**WHAT THE TASK REQUIRES**: Skip every picture and transcribe the remaining material exactly.

**RECORDED INFORMATION**:

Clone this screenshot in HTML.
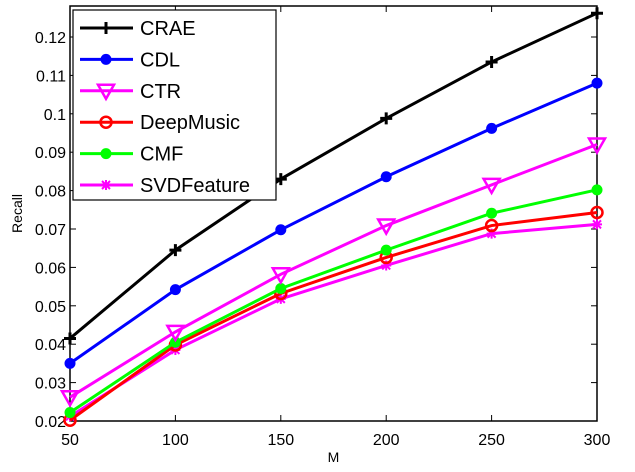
<!DOCTYPE html>
<html><head><meta charset="utf-8"><style>
body{margin:0;background:#fff}
svg text{font-family:"Liberation Sans",sans-serif}
</style></head><body>
<svg id="c" width="635" height="467" xmlns="http://www.w3.org/2000/svg"></svg>
<script>
const categories=[50,100,150,200,250,300];
const seriesNames=["CRAE","CDL","CTR","DeepMusic","CMF","SVDFeature"];
const crae=[0.0415,0.0645,0.083,0.0988,0.1135,0.1262];
const cdl=[0.035,0.0542,0.0698,0.0836,0.0962,0.108];
const ctr=[0.0262,0.0432,0.0582,0.0709,0.0815,0.092];
const deepmusic=[0.0202,0.0398,0.0532,0.0626,0.0709,0.0743];
const cmf=[0.0222,0.0405,0.0545,0.0645,0.0741,0.0802];
const svdfeature=[0.0212,0.0385,0.0518,0.0605,0.0688,0.0712];
const yTicks=[0.02,0.03,0.04,0.05,0.06,0.07,0.08,0.09,0.1,0.11,0.12];
const yTickLabels=["0.02","0.03","0.04","0.05","0.06","0.07","0.08","0.09","0.1","0.11","0.12"];
const xTickLabels=["50","100","150","200","250","300"];

const NS="http://www.w3.org/2000/svg";
const svg=document.getElementById('c');
const L=70,R=597,T=6,B=421;
const xs=v=>L+(v-50)/(250)*(R-L);
const ys=v=>B-(v-0.02)/0.01*38.4;
function mk(tag,at,parent){const e=document.createElementNS(NS,tag);for(const k in at)e.setAttribute(k,at[k]);(parent||svg).appendChild(e);return e;}

const frame=mk('rect',{x:L,y:T,width:R-L,height:B-T,fill:'none',stroke:'#000','stroke-width':1.5});



yTicks.forEach((v,i)=>{
  const y=ys(v);
  mk('line',{x1:L,x2:L+6,y1:y,y2:y,stroke:'#000'});
  mk('line',{x1:R,x2:R-6,y1:y,y2:y,stroke:'#000'});
  const t=mk('text',{x:L-4,y:y+6,'text-anchor':'end','font-size':16});
  t.textContent=yTickLabels[i];
  
  
});
categories.forEach((v,i)=>{
  const x=xs(v);
  mk('line',{x1:x,x2:x,y1:B,y2:B-6,stroke:'#000'});
  mk('line',{x1:x,x2:x,y1:T,y2:T+6,stroke:'#000'});
  const t=mk('text',{x:x,y:B+24,'text-anchor':'middle','font-size':16});
  t.textContent=xTickLabels[i];
  
  
});
const xt=mk('text',{x:(L+R)/2,y:462,'text-anchor':'middle','font-size':14});
xt.textContent='M';


const yt=mk('text',{x:0,y:0,'text-anchor':'middle','font-size':14,transform:'translate(22,'+((T+B)/2)+') rotate(-90)'});
yt.textContent='Recall';



function marker(g,type,x,y,color){
  if(type==='plus'){mk('path',{d:`M${x-6},${y}H${x+6}M${x},${y-6}V${y+6}`,stroke:color,'stroke-width':3},g);}
  else if(type==='dot'){mk('circle',{cx:x,cy:y,r:5.5,fill:color},g);}
  else if(type==='tri'){mk('path',{d:`M${x-8},${y-6}H${x+8}L${x},${y+8}Z`,fill:'none',stroke:color,'stroke-width':2.5},g);}
  else if(type==='ring'){mk('circle',{cx:x,cy:y,r:5.5,fill:'none',stroke:color,'stroke-width':2.5},g);}
  else if(type==='star'){mk('path',{d:`M${x-4},${y-4}L${x+4},${y+4}M${x-4},${y+4}L${x+4},${y-4}M${x-5},${y}H${x+5}M${x},${y-5}V${y+5}`,stroke:color,'stroke-width':2},g);}
}
const data=[crae,cdl,ctr,deepmusic,cmf,svdfeature];
const colors=['#000','#0000ff','#ff00ff','#ff0000','#00ff00','#ff00ff'];
const markers=['plus','dot','tri','ring','dot','star'];
const order=[5,3,4,2,1,0];
order.forEach(si=>{
  const g=mk('g',{});
  
  
  const pts=data[si].map((v,i)=>xs(categories[i])+','+ys(v)).join(' ');
  mk('polyline',{points:pts,fill:'none',stroke:colors[si],'stroke-width':3},g);
  data[si].forEach((v,i)=>marker(g,markers[si],xs(categories[i]),ys(v),colors[si]));
});

const lg=mk('g',{});


mk('rect',{x:73,y:10,width:203,height:190,fill:'#fff',stroke:'#000','stroke-width':1.2},lg);
seriesNames.forEach((n,i)=>{
  const y=28+i*31.4;
  const e=mk('g',{},lg);
  
  
  mk('line',{x1:80,x2:133,y1:y,y2:y,stroke:colors[i],'stroke-width':3},e);
  marker(e,markers[i],106,y,colors[i]);
  const t=mk('text',{x:140,y:y+7,'font-size':20},e);
  t.textContent=n;
});
</script>
</body></html>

**OUTPUT BELOW**:
Clone this screenshot in HTML.
<!DOCTYPE html>
<html><head><meta charset="utf-8"><style>
body{margin:0;background:#fff}
svg text{font-family:"Liberation Sans",sans-serif}
</style></head><body>
<svg id="c" width="635" height="467" xmlns="http://www.w3.org/2000/svg"></svg>
<script>
const categories=[50,100,150,200,250,300];
const seriesNames=["CRAE","CDL","CTR","DeepMusic","CMF","SVDFeature"];
const crae=[0.0415,0.0645,0.083,0.0988,0.1135,0.1262];
const cdl=[0.035,0.0542,0.0698,0.0836,0.0962,0.108];
const ctr=[0.0262,0.0432,0.0582,0.0709,0.0815,0.092];
const deepmusic=[0.0202,0.0398,0.0532,0.0626,0.0709,0.0743];
const cmf=[0.0222,0.0405,0.0545,0.0645,0.0741,0.0802];
const svdfeature=[0.0212,0.0385,0.0518,0.0605,0.0688,0.0712];
const yTicks=[0.02,0.03,0.04,0.05,0.06,0.07,0.08,0.09,0.1,0.11,0.12];
const yTickLabels=["0.02","0.03","0.04","0.05","0.06","0.07","0.08","0.09","0.1","0.11","0.12"];
const xTickLabels=["50","100","150","200","250","300"];

const NS="http://www.w3.org/2000/svg";
const svg=document.getElementById('c');
const L=70,R=597,T=6,B=421;
const xs=v=>L+(v-50)/(250)*(R-L);
const ys=v=>B-(v-0.02)/0.01*38.4;
function mk(tag,at,parent){const e=document.createElementNS(NS,tag);for(const k in at)e.setAttribute(k,at[k]);(parent||svg).appendChild(e);return e;}

const frame=mk('rect',{x:L,y:T,width:R-L,height:B-T,fill:'none',stroke:'#000','stroke-width':1.5});



yTicks.forEach((v,i)=>{
  const y=ys(v);
  mk('line',{x1:L,x2:L+6,y1:y,y2:y,stroke:'#000'});
  mk('line',{x1:R,x2:R-6,y1:y,y2:y,stroke:'#000'});
  const t=mk('text',{x:L-4,y:y+6,'text-anchor':'end','font-size':16});
  t.textContent=yTickLabels[i];
  
  
});
categories.forEach((v,i)=>{
  const x=xs(v);
  mk('line',{x1:x,x2:x,y1:B,y2:B-6,stroke:'#000'});
  mk('line',{x1:x,x2:x,y1:T,y2:T+6,stroke:'#000'});
  const t=mk('text',{x:x,y:B+24,'text-anchor':'middle','font-size':16});
  t.textContent=xTickLabels[i];
  
  
});
const xt=mk('text',{x:(L+R)/2,y:462,'text-anchor':'middle','font-size':14});
xt.textContent='M';


const yt=mk('text',{x:0,y:0,'text-anchor':'middle','font-size':14,transform:'translate(22,'+((T+B)/2)+') rotate(-90)'});
yt.textContent='Recall';



function marker(g,type,x,y,color){
  if(type==='plus'){mk('path',{d:`M${x-6},${y}H${x+6}M${x},${y-6}V${y+6}`,stroke:color,'stroke-width':3},g);}
  else if(type==='dot'){mk('circle',{cx:x,cy:y,r:5.5,fill:color},g);}
  else if(type==='tri'){mk('path',{d:`M${x-8},${y-6}H${x+8}L${x},${y+8}Z`,fill:'none',stroke:color,'stroke-width':2.5},g);}
  else if(type==='ring'){mk('circle',{cx:x,cy:y,r:5.5,fill:'none',stroke:color,'stroke-width':2.5},g);}
  else if(type==='star'){mk('path',{d:`M${x-4},${y-4}L${x+4},${y+4}M${x-4},${y+4}L${x+4},${y-4}M${x-5},${y}H${x+5}M${x},${y-5}V${y+5}`,stroke:color,'stroke-width':2},g);}
}
const data=[crae,cdl,ctr,deepmusic,cmf,svdfeature];
const colors=['#000','#0000ff','#ff00ff','#ff0000','#00ff00','#ff00ff'];
const markers=['plus','dot','tri','ring','dot','star'];
const order=[5,3,4,2,1,0];
order.forEach(si=>{
  const g=mk('g',{});
  
  
  const pts=data[si].map((v,i)=>xs(categories[i])+','+ys(v)).join(' ');
  mk('polyline',{points:pts,fill:'none',stroke:colors[si],'stroke-width':3},g);
  data[si].forEach((v,i)=>marker(g,markers[si],xs(categories[i]),ys(v),colors[si]));
});

const lg=mk('g',{});


mk('rect',{x:73,y:10,width:203,height:190,fill:'#fff',stroke:'#000','stroke-width':1.2},lg);
seriesNames.forEach((n,i)=>{
  const y=28+i*31.4;
  const e=mk('g',{},lg);
  
  
  mk('line',{x1:80,x2:133,y1:y,y2:y,stroke:colors[i],'stroke-width':3},e);
  marker(e,markers[i],106,y,colors[i]);
  const t=mk('text',{x:140,y:y+7,'font-size':20},e);
  t.textContent=n;
});
</script>
</body></html>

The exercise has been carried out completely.